Jesus Seade Kuri, the chief trade negotiator in the government of incoming Mexican president-elect Andres Manuel Lopez Obrador, said he believes a NAFTA deal can still be reached – and that it is of critical importance to the incoming Mexican administration that Canada be part of any new pact – but he acknowledged that the atmosphere around the talks was fraught on Friday.
“I’m anxious, hungry, distressed, optimistic – all at the same time. You name any emotion and I probably have it,” he said in a telephone interview from Washington.

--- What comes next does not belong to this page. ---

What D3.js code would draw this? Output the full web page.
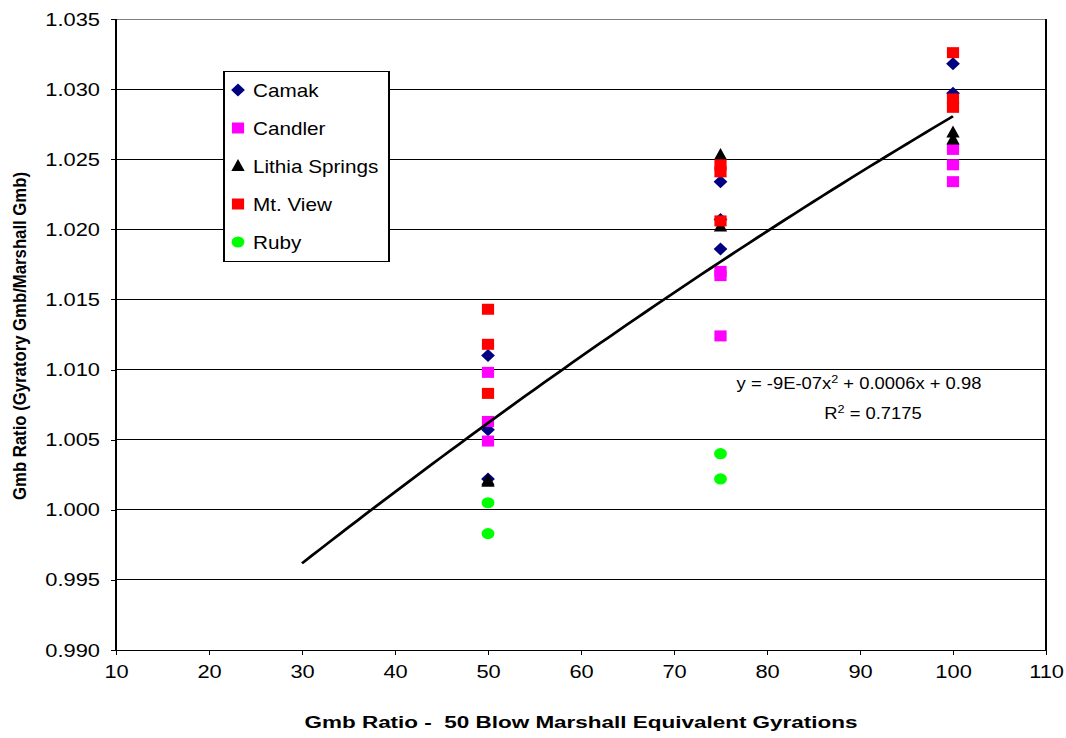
<!DOCTYPE html>
<html lang="en">
<head>
  <meta charset="utf-8"/>
  <title>Gmb Ratio</title>
  <script src="https://d3js.org/d3.v7.min.js"></script>
  <style>
    body { margin: 0; background: #fff; }
    svg text { font-family: "Liberation Sans", Arial, sans-serif; fill: #000; }
  </style>
</head>
<body>
<svg id="chart"></svg>
<script>
  // gyration levels and Gmb ratios
  const xTicks = [10, 20, 30, 40, 50, 60, 70, 80, 90, 100, 110];
  const yTicks = [0.990, 0.995, 1.000, 1.005, 1.010, 1.015, 1.020, 1.025, 1.030, 1.035];

  const camak = [[50, 1.0110], [50, 1.0057], [50, 1.0022],
                 [75, 1.0234], [75, 1.0207], [75, 1.0186],
                 [100, 1.0318], [100, 1.0297]];
  const candler = [[50, 1.0098], [50, 1.0063], [50, 1.0049],
                   [75, 1.0170], [75, 1.0167], [75, 1.0124],
                   [100, 1.0257], [100, 1.0246], [100, 1.0234]];
  const lithia = [[50, 1.0021], [50, 1.0020],
                  [75, 1.0253], [75, 1.0202],
                  [100, 1.0269], [100, 1.0264]];
  const mtView = [[50, 1.0143], [50, 1.0118], [50, 1.0083],
                  [75, 1.0246], [75, 1.0241], [75, 1.0206],
                  [100, 1.0326], [100, 1.0293], [100, 1.0287]];
  const ruby = [[50, 1.0005], [50, 0.9983],
                [75, 1.0040], [75, 1.0022]];

  const seriesNames = ["Camak", "Candler", "Lithia Springs", "Mt. View", "Ruby"];
  const seriesData = [camak, candler, lithia, mtView, ruby];
  const seriesColors = ["#000080", "#ff00ff", "#000000", "#ff0000", "#00ff00"];
  const seriesShapes = ["diamond", "square", "triangle", "square", "circle"];

  // poly trendline (order 2), drawn from 30 to 100
  const trendCoef = [-9e-7, 0.0005725, 0.979815];
  const trendRange = [30, 100];

  // the original picture is stretched sideways, so draw in a narrower box
  const SX = 1.15;
  const W = 1066 / SX, H = 738;
  const svg = d3.select("#chart")
    .attr("width", 1066).attr("height", 738)
    .attr("viewBox", `0 0 ${W} ${H}`)
    .attr("preserveAspectRatio", "none");

  const pLeft = 116 / SX, pRight = 1046 / SX, pTop = 19, pBottom = 650;
  const x = d3.scaleLinear().domain([10, 110]).range([pLeft, pRight]);
  const y = d3.scaleLinear().domain([0.990, 1.035]).range([pBottom, pTop]);

  // grid lines
  svg.append("g").selectAll("line.grid").data(yTicks).enter()
    .append("line").attr("class", "grid")
    .attr("x1", pLeft).attr("x2", pRight)
    .attr("y1", d => y(d)).attr("y2", d => y(d))
    .attr("stroke", d => d == 1.035 ? "#808080" : "#000")
    .attr("stroke-width", 1)
    .attr("shape-rendering", "crispEdges");
  svg.append("line")
    .attr("x1", pRight).attr("x2", pRight).attr("y1", pTop).attr("y2", pBottom)
    .attr("stroke", "#000").attr("shape-rendering", "crispEdges");

  // axes
  const yAxis = d3.axisLeft(y).tickValues(yTicks).tickFormat(d3.format(".3f"))
    .tickSize(5 / SX).tickPadding(11 / SX);
  const xAxis = d3.axisBottom(x).tickValues(xTicks).tickFormat(d3.format("d"))
    .tickSize(5).tickPadding(10);
  const gy = svg.append("g").attr("transform", `translate(${pLeft},0)`).call(yAxis);
  const gx = svg.append("g").attr("transform", `translate(0,${pBottom})`).call(xAxis);
  [gy, gx].forEach(g => {
    g.select(".domain").attr("stroke", "#000").attr("shape-rendering", "crispEdges");
    g.selectAll(".tick line").attr("stroke", "#000").attr("shape-rendering", "crispEdges");
    g.selectAll(".tick text").attr("font-size", 19)
      .attr("font-family", "Liberation Sans, Arial, sans-serif").attr("fill", "#000");
  });
  gy.select(".domain").attr("d", `M0,${pBottom}V${pTop}`);
  gx.select(".domain").attr("d", `M${pLeft},0H${pRight}`);

  // markers
  function shapePath(shape) {
    if (shape == "diamond") return "M0,-6.5L6,0L0,6.5L-6,0Z";
    if (shape == "square") return "M-5.3,-5.5H5.3V5.5H-5.3Z";
    if (shape == "triangle") return "M0,-7L5.8,5L-5.8,5Z";
    return d3.symbol(d3.symbolCircle, Math.PI * 5.6 * 5.6)();
  }

  seriesData.forEach((data, i) => {
    svg.append("g").selectAll("path").data(data).enter()
      .append("path")
      .attr("d", shapePath(seriesShapes[i]))
      .attr("fill", seriesColors[i])
      .attr("transform", d => `translate(${x(d[0])},${y(d[1])})`);
  });

  // trendline
  const trendX = d3.range(trendRange[0], trendRange[1] + 0.5, 1);
  const trend = d3.line()
    .x(d => x(d))
    .y(d => y(trendCoef[0] * d * d + trendCoef[1] * d + trendCoef[2]));
  svg.append("path").datum(trendX)
    .attr("d", trend)
    .attr("fill", "none").attr("stroke", "#000").attr("stroke-width", 2.6);

  // equation label
  const eq1 = svg.append("text").attr("x", 859 / SX).attr("y", 389)
    .attr("text-anchor", "middle").attr("font-size", 16);
  eq1.append("tspan").text("y = -9E-07x");
  eq1.append("tspan").attr("baseline-shift", "super").attr("font-size", 11).text("2");
  eq1.append("tspan").text(" + 0.0006x + 0.98");
  const eq2 = svg.append("text").attr("x", 873 / SX).attr("y", 419)
    .attr("text-anchor", "middle").attr("font-size", 16);
  eq2.append("tspan").text("R");
  eq2.append("tspan").attr("baseline-shift", "super").attr("font-size", 11).text("2");
  eq2.append("tspan").text(" = 0.7175");

  // legend
  const legend = svg.append("g");
  legend.append("rect")
    .attr("x", 224 / SX).attr("y", 71)
    .attr("width", 165 / SX).attr("height", 190)
    .attr("fill", "#fff").attr("stroke", "#000").attr("shape-rendering", "crispEdges");
  const rows = legend.selectAll("g.row").data(seriesNames).enter()
    .append("g").attr("class", "row")
    .attr("transform", (d, i) => `translate(${238 / SX},${90 + i * 38})`);
  rows.append("path")
    .attr("d", (d, i) => shapePath(seriesShapes[i]))
    .attr("fill", (d, i) => seriesColors[i]);
  rows.append("text")
    .attr("x", 15 / SX).attr("y", 6.5)
    .attr("font-size", 18)
    .text(d => d);

  // axis titles
  svg.append("text")
    .attr("transform", `translate(${26 / SX},336) rotate(-90)`)
    .attr("text-anchor", "middle")
    .attr("font-size", 16).attr("font-weight", "bold")
    .attr("textLength", 328).attr("lengthAdjust", "spacingAndGlyphs")
    .text("Gmb Ratio (Gyratory Gmb/Marshall Gmb)");
  svg.append("text")
    .attr("x", 581 / SX).attr("y", 728)
    .attr("text-anchor", "middle")
    .attr("font-size", 17).attr("font-weight", "bold")
    .attr("textLength", 553 / SX).attr("lengthAdjust", "spacingAndGlyphs")
    .attr("xml:space", "preserve")
    .text("Gmb Ratio -  50 Blow Marshall Equivalent Gyrations");
</script>
</body>
</html>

“Mexico as a whole has been categorical that we mean this to be trilateral, it’s very important to us,” he said, speaking for both the current government of Enrique Pena Nieto and the incoming administration, which joined the talks after Mr. Lopez Obrador won a sweeping presidential victory on July 1.

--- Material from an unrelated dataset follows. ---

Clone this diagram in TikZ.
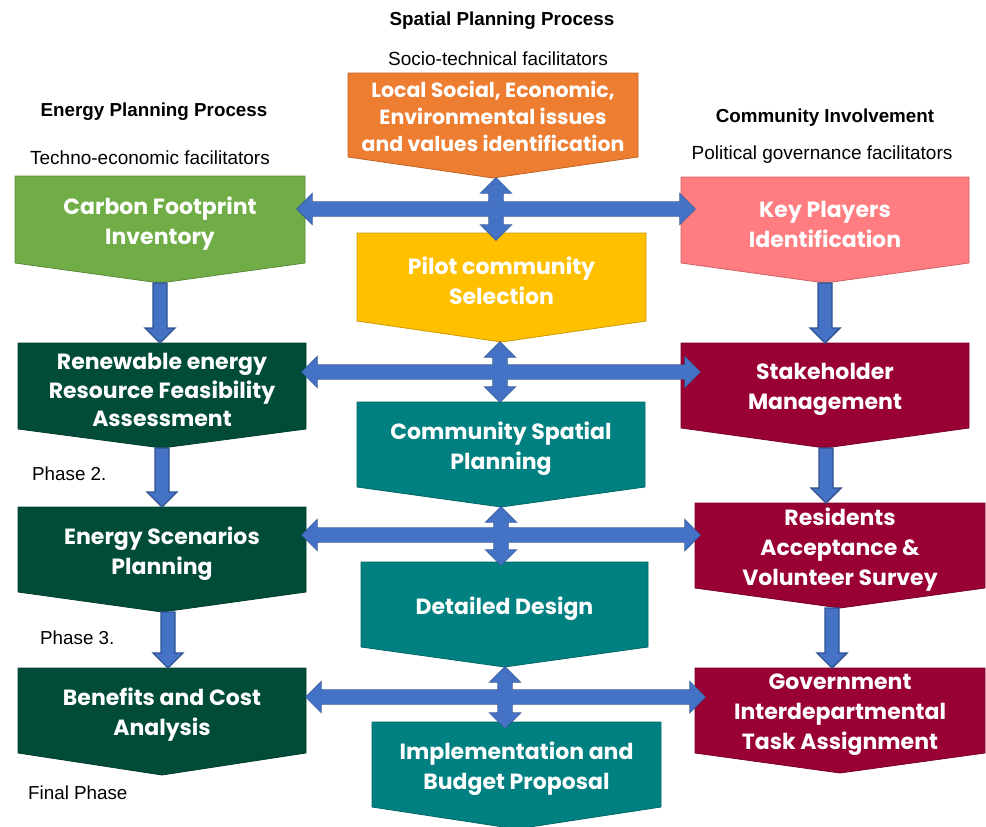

In fact, Mr. Seade added, the incoming administration places even greater importance on having Canada be part of any deal than the Pena Nieto government did. “For us, it’s another notch or two higher, the importance we attach … we want Canada, for a lot of reasons including political, because of our views on certain social issues.”
Also, the Lopez Obrador administration wants a relationship with the United States that mirrors Canada’s. “We are very keen on having a relationship of equals, a good relationship but not a submissive relationship, and Canada is a natural partner, a brother or sister or ally, in this."
However, he indicated that Mexico will proceed with its deal with the United States regardless of the outcome of talks with Canada. “Whether we will have Canada is beyond our control. … We’ll be sorry to lose Canada."
Mr. Seade rejected the idea that Mexico sold out or undermined Canada’s negotiating position with the bilateral deal his country struck with the United States on Aug. 27, in which Mexico made concessions on key issues such as dispute settlement, investor protection and rules of origin. “I really think the word ‘betrayal’ is an overstatement – it’s an emotion – I think it’s too strong.”
Mexico has always insisted that Canada must be part of the deal, he said. “We always said that in every meeting, in every situation." But the majority of the most complex issues in the renegotiations concerned relations between the United States and Mexico, so it was “natural” that the two countries would work those out together. For issues that were trilateral in nature, Mexico’s position was that they must be finalized with Canada’s involvement, he added.
However, he believes Canada – both its negotiating team and its citizenry – may have drawn the wrong conclusion from statements made by the current Mexican government’s negotiators.
“The statements made on Monday when the bilateral understanding was reached were, ‘Well, we are happy to have an agreement, we hope it will be trilateral, but if it’s bilateral, well, tough.’ That’s not the message. We want Canada, but under the pressure of the moment the language was not thoroughly scrutinized by the people speaking for the current government.” He said his administration had “complained” about the phrasing to the outgoing team.
But, he added, the bilateral deal is not against Mexico’s best interest, as many analysts here argued this past week. “We were expecting NAFTA 2.0 to be more like NAFTA 0.5, but this is NAFTA 1.1 – it’s 10 per cent better than the original deal.”
Mr. Seade played down the impact of a Toronto Star report on Friday morning that U.S. President Donald Trump told reporters in off-the record comments, subsequently leaked to the Star, that he would make no concessions to Canada.
Mr. Seade called the report “troublesome,” but not necessarily indicative of the entire U.S. negotiating position.
“We respect Mr. Trump hugely – he’s the President – but he says things that should not be read as final statements,” he said. “Let’s be hopeful that it can be fixed.”
Mr. Seade is an economist who has returned from an academic career in Asia to serve as Mr. Lopez Obrador’s chief negotiator. He was Mexico’s lead negotiator for the creation of the World Trade Organization, then served as a founding deputy director there. He was also a senior adviser on fiscal affairs at the International Monetary Fund.